As to the economics behind the recovery of normal circulation in the Uptown system, Portillo has his eye on whether the CBD can withstand the reduction in population.
“Does Uptown work as well if only half, or two-thirds, of the white-collar employees come in physically every day? If a lot more people get a lot more flexibility, can the same core of businesses survive on 80,000 people a day? How will they have to change?” he asked. “Will all the hotels we’re building now make it if the business travel market doesn’t come back for years? All of these questions are still really hard to forecast, because no one knows how many of us are going to hybrid work and how businesses, and infrastructure like transit and roads, will adjust to that.”
But Marsoun keeps his focus on the real estate in Uptown and feels like the space will still be valuable when the crowds begin to flow again.
“I think the Commercial Realtors will experience significant growth in the coming 36 months,” Marsoun said. “In those three years I would expect to see a number of relocations and expansions further growing the city. New buildings can be expected in the Legacy Union development, activity around the Spectrum Arena and Brevard Street, and the North Tryon plan promises to have our streets narrowed and congested for some time to come.”
He also points out that construction hasn’t exactly disappeared from Uptown during the pandemic either.
“Orange and yellow vests have replaced business dress downtown for the past year,” he said. “Construction activity has continued with dazzling speed this whole time. Expansion of 5G coverage, road repair, building updates, new construction, it has been amazing. I do not see that slowing down.”

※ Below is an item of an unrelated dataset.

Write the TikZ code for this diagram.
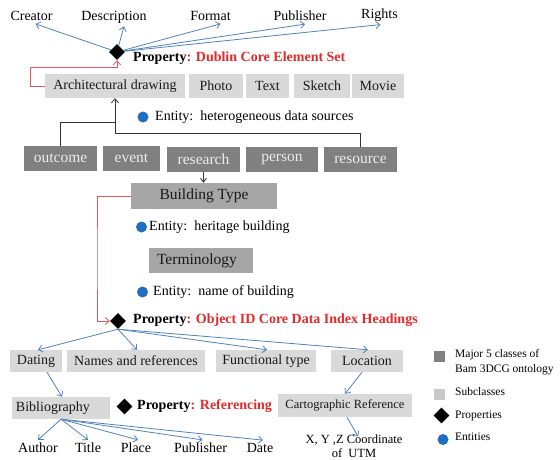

And Portillo sees the possibility of opening things up for smaller players as a result of the reorganization of hybrid schedules.
“We have seen companies move to trim and reconfigure their office space, like Grant Thornton relocating to South End and cutting almost half their square footage, or Atrium announcing they’re looking to trim 10 percent of their space,” Portillo said. “That could prevent a shortage of office space, because each of those moves opens up more space to sublease and get back on the market. So, if a lot of big companies are cutting down on their square footage in the next few years, that should open up more opportunities for companies to enter Uptown, especially smaller companies that haven’t been considered as tenants because they’re not able to take down a huge amount of square footage at once.”
But as the Queen City heals from the pandemic alongside its residents, one thing is for sure–the beat goes on.